START

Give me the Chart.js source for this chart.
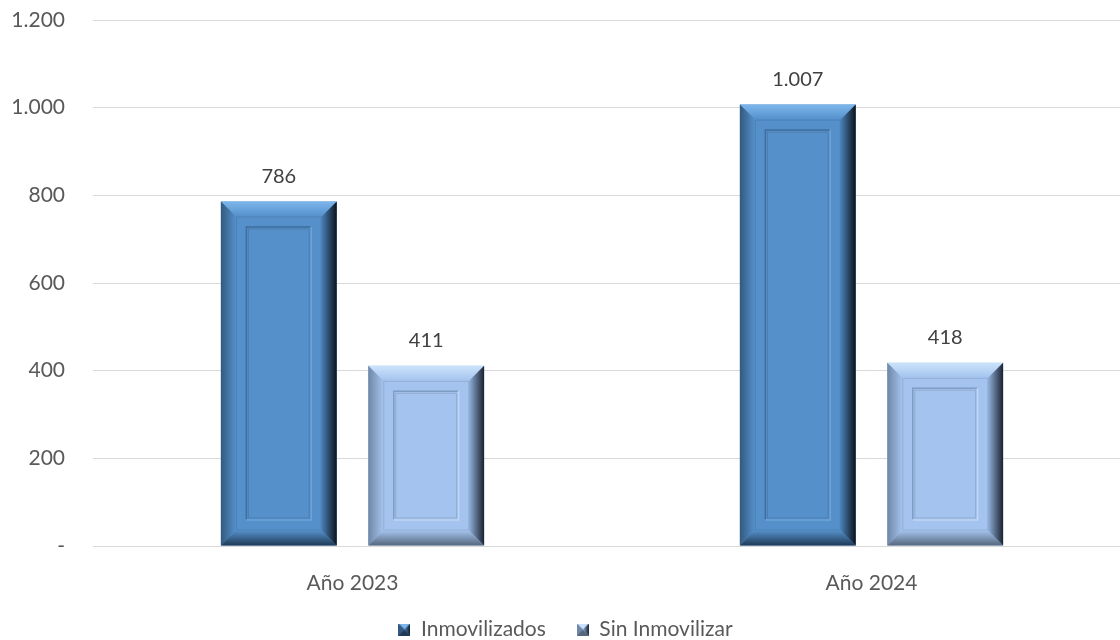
<!DOCTYPE html>
<html>
<head>
<meta charset="utf-8">
<script src="https://cdn.jsdelivr.net/npm/chart.js@4/dist/chart.umd.min.js"></script>
<style>
html,body{margin:0;padding:0;background:#fff;overflow:hidden;width:1120px;height:640px;}
canvas{display:block;}
</style>
</head>
<body>
<canvas id="c" width="1131" height="640" style="width:1131px;height:640px"></canvas>
<script>
const categories = ['Año 2023', 'Año 2024'];
const seriesNames = ['Inmovilizados', 'Sin Inmovilizar'];
const inmovilizados = [786, 1007];
const sinInmovilizar = [411, 418];
const yTickValues = [0, 200, 400, 600, 800, 1000, 1200];

function fmt(v) {
  if (v === 0) return '-';
  return String(v).replace(/\B(?=(\d{3})+(?!\d))/g, '.');
}

const FONT = 'Lato, "Noto Sans", sans-serif';

const palettes = [
  { main: '#5590CA', top: '#7DB6EC', left: '#33597F', bottom: '#1F3A56', rIn: '#4A7FB4', rOut: '#0B141E', inner: '#3D6E9F', innerHi: '#6EA3D6' },
  { main: '#A4C3EE', top: '#CBE3FB', left: '#6F87A6', bottom: '#56677D', rIn: '#90B0DA', rOut: '#1A2230', inner: '#7F9DC4', innerHi: '#BFD6F4' }
];

function makeIcon(p) {
  const c = document.createElement('canvas');
  c.width = 12; c.height = 12;
  const g = c.getContext('2d');
  const s = 12, m = 6;
  g.fillStyle = p.main; g.fillRect(0, 0, s, s);
  g.fillStyle = p.top; g.beginPath(); g.moveTo(0,0); g.lineTo(s,0); g.lineTo(m,m); g.closePath(); g.fill();
  g.fillStyle = p.left; g.beginPath(); g.moveTo(0,0); g.lineTo(m,m); g.lineTo(0,s); g.closePath(); g.fill();
  g.fillStyle = p.bottom; g.beginPath(); g.moveTo(0,s); g.lineTo(s,s); g.lineTo(m,m); g.closePath(); g.fill();
  const gr = g.createLinearGradient(m, 0, s, 0);
  gr.addColorStop(0, p.rIn); gr.addColorStop(1, p.rOut);
  g.fillStyle = gr; g.beginPath(); g.moveTo(s,0); g.lineTo(m,m); g.lineTo(s,s); g.closePath(); g.fill();
  return c;
}
const icons = palettes.map(makeIcon);

const bevelPlugin = {
  id: 'bevel',
  afterDatasetsDraw(chart) {
    const ctx = chart.ctx;
    chart.data.datasets.forEach((ds, di) => {
      const meta = chart.getDatasetMeta(di);
      const p = palettes[di];
      meta.data.forEach((el) => {
        const pr = el.getProps(['x', 'y', 'width', 'base'], true);
        const L = pr.x - pr.width / 2, R = pr.x + pr.width / 2, T = pr.y, B = pr.base;
        const b = 15, ins = 25;
        ctx.save();
        let g = ctx.createLinearGradient(0, T, 0, T + b);
        g.addColorStop(0, p.top); g.addColorStop(1, p.main);
        ctx.fillStyle = g;
        ctx.beginPath(); ctx.moveTo(L, T); ctx.lineTo(R, T); ctx.lineTo(R - b, T + b); ctx.lineTo(L + b, T + b); ctx.closePath(); ctx.fill();
        g = ctx.createLinearGradient(L, 0, L + b, 0);
        g.addColorStop(0, p.left); g.addColorStop(1, p.main);
        ctx.fillStyle = g;
        ctx.beginPath(); ctx.moveTo(L, T); ctx.lineTo(L + b, T + b); ctx.lineTo(L + b, B - b); ctx.lineTo(L, B); ctx.closePath(); ctx.fill();
        g = ctx.createLinearGradient(0, B - b, 0, B);
        g.addColorStop(0, p.main); g.addColorStop(1, p.bottom);
        ctx.fillStyle = g;
        ctx.beginPath(); ctx.moveTo(L, B); ctx.lineTo(R, B); ctx.lineTo(R - b, B - b); ctx.lineTo(L + b, B - b); ctx.closePath(); ctx.fill();
        g = ctx.createLinearGradient(R - b, 0, R, 0);
        g.addColorStop(0, p.rIn); g.addColorStop(1, p.rOut);
        ctx.fillStyle = g;
        ctx.beginPath(); ctx.moveTo(R, T); ctx.lineTo(R - b, T + b); ctx.lineTo(R - b, B - b); ctx.lineTo(R, B); ctx.closePath(); ctx.fill();
        ctx.strokeStyle = 'rgba(0,0,0,0.10)';
        ctx.lineWidth = 1;
        ctx.strokeRect(L + b + 0.5, T + b + 0.5, (R - L) - 2 * b - 1, (B - T) - 2 * b - 1);
        const iL = L + ins, iR = R - ins, iT = T + ins, iB = B - ins;
        if (iB > iT) {
          ctx.strokeStyle = p.inner;
          ctx.lineWidth = 1.5;
          ctx.beginPath(); ctx.moveTo(iL + 0.5, iB); ctx.lineTo(iL + 0.5, iT + 0.5); ctx.lineTo(iR, iT + 0.5); ctx.stroke();
          ctx.strokeStyle = p.innerHi;
          ctx.beginPath(); ctx.moveTo(iR - 0.5, iT); ctx.lineTo(iR - 0.5, iB - 0.5); ctx.lineTo(iL, iB - 0.5); ctx.stroke();
          ctx.strokeStyle = 'rgba(0,0,0,0.12)';
          ctx.lineWidth = 1;
          ctx.strokeRect(iL + 2.5, iT + 2.5, iR - iL - 5, iB - iT - 5);
        }
        ctx.restore();
      });
    });
  }
};

const labelPlugin = {
  id: 'valueLabels',
  afterDatasetsDraw(chart) {
    const ctx = chart.ctx;
    ctx.save();
    ctx.font = '20px ' + FONT;
    ctx.fillStyle = '#404040';
    ctx.textAlign = 'center';
    ctx.textBaseline = 'middle';
    chart.data.datasets.forEach((ds, di) => {
      const meta = chart.getDatasetMeta(di);
      meta.data.forEach((el, i) => {
        const pr = el.getProps(['x', 'y'], true);
        ctx.fillText(fmt(ds.data[i]), pr.x, pr.y - 25);
      });
    });
    ctx.restore();
  }
};

// let x-axis labels overflow their (tight) box instead of being clipped
const unclipXLabels = {
  id: 'unclipXLabels',
  afterLayout(chart) {
    const xs = chart.scales.x;
    xs.bottom = chart.height;
  }
};

new Chart(document.getElementById('c'), {
  type: 'bar',
  data: {
    labels: categories,
    datasets: [
      { label: seriesNames[0], data: inmovilizados, backgroundColor: palettes[0].main, borderWidth: 0, categoryPercentage: 0.568, barPercentage: 0.786 },
      { label: seriesNames[1], data: sinInmovilizar, backgroundColor: palettes[1].main, borderWidth: 0, categoryPercentage: 0.568, barPercentage: 0.786 }
    ]
  },
  options: {
    responsive: false,
    devicePixelRatio: 1,
    animation: false,
    layout: { padding: { top: 20, right: 0, bottom: -10, left: 0 } },
    plugins: {
      tooltip: { enabled: false },
      legend: {
        position: 'bottom',
        labels: {
          color: '#595959',
          font: { size: 21, family: FONT },
          usePointStyle: true,
          boxWidth: 12,
          boxHeight: 12,
          padding: 31,
          generateLabels(chart) {
            return chart.data.datasets.map((ds, i) => ({
              text: ds.label,
              pointStyle: icons[i],
              fillStyle: palettes[i].main,
              strokeStyle: palettes[i].main,
              lineWidth: 0,
              fontColor: '#595959',
              hidden: false,
              datasetIndex: i
            }));
          }
        }
      }
    },
    scales: {
      x: {
        grid: { display: false },
        border: { display: false },
        ticks: { color: '#595959', font: { size: 21, family: FONT }, padding: 17 },
        afterFit(s) { s.height = 42; s.paddingLeft = 0; s.paddingRight = 0; }
      },
      y: {
        min: 0, max: 1200,
        afterBuildTicks(s) { s.ticks = yTickValues.map(v => ({ value: v })); },
        ticks: { color: '#595959', font: { size: 21, family: FONT }, padding: 28, callback: (v) => fmt(v) },
        grid: { color: '#D9D9D9', lineWidth: 1, drawTicks: false },
        border: { display: false },
        afterFit(s) { s.width = 93; s.paddingTop = 0; s.paddingBottom = 0; }
      }
    }
  },
  plugins: [bevelPlugin, labelPlugin, unclipXLabels]
});
</script>
</body>
</html>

END

Repeat, word for word and with no pictures, only the lines running from the beginning of the data to the line that contains "const icons = palettes.map(makeIcon);".

Give me the Chart.js source for this chart.
<!DOCTYPE html>
<html>
<head>
<meta charset="utf-8">
<script src="https://cdn.jsdelivr.net/npm/chart.js@4/dist/chart.umd.min.js"></script>
<style>
html,body{margin:0;padding:0;background:#fff;overflow:hidden;width:1120px;height:640px;}
canvas{display:block;}
</style>
</head>
<body>
<canvas id="c" width="1131" height="640" style="width:1131px;height:640px"></canvas>
<script>
const categories = ['Año 2023', 'Año 2024'];
const seriesNames = ['Inmovilizados', 'Sin Inmovilizar'];
const inmovilizados = [786, 1007];
const sinInmovilizar = [411, 418];
const yTickValues = [0, 200, 400, 600, 800, 1000, 1200];

function fmt(v) {
  if (v === 0) return '-';
  return String(v).replace(/\B(?=(\d{3})+(?!\d))/g, '.');
}

const FONT = 'Lato, "Noto Sans", sans-serif';

const palettes = [
  { main: '#5590CA', top: '#7DB6EC', left: '#33597F', bottom: '#1F3A56', rIn: '#4A7FB4', rOut: '#0B141E', inner: '#3D6E9F', innerHi: '#6EA3D6' },
  { main: '#A4C3EE', top: '#CBE3FB', left: '#6F87A6', bottom: '#56677D', rIn: '#90B0DA', rOut: '#1A2230', inner: '#7F9DC4', innerHi: '#BFD6F4' }
];

function makeIcon(p) {
  const c = document.createElement('canvas');
  c.width = 12; c.height = 12;
  const g = c.getContext('2d');
  const s = 12, m = 6;
  g.fillStyle = p.main; g.fillRect(0, 0, s, s);
  g.fillStyle = p.top; g.beginPath(); g.moveTo(0,0); g.lineTo(s,0); g.lineTo(m,m); g.closePath(); g.fill();
  g.fillStyle = p.left; g.beginPath(); g.moveTo(0,0); g.lineTo(m,m); g.lineTo(0,s); g.closePath(); g.fill();
  g.fillStyle = p.bottom; g.beginPath(); g.moveTo(0,s); g.lineTo(s,s); g.lineTo(m,m); g.closePath(); g.fill();
  const gr = g.createLinearGradient(m, 0, s, 0);
  gr.addColorStop(0, p.rIn); gr.addColorStop(1, p.rOut);
  g.fillStyle = gr; g.beginPath(); g.moveTo(s,0); g.lineTo(m,m); g.lineTo(s,s); g.closePath(); g.fill();
  return c;
}
const icons = palettes.map(makeIcon);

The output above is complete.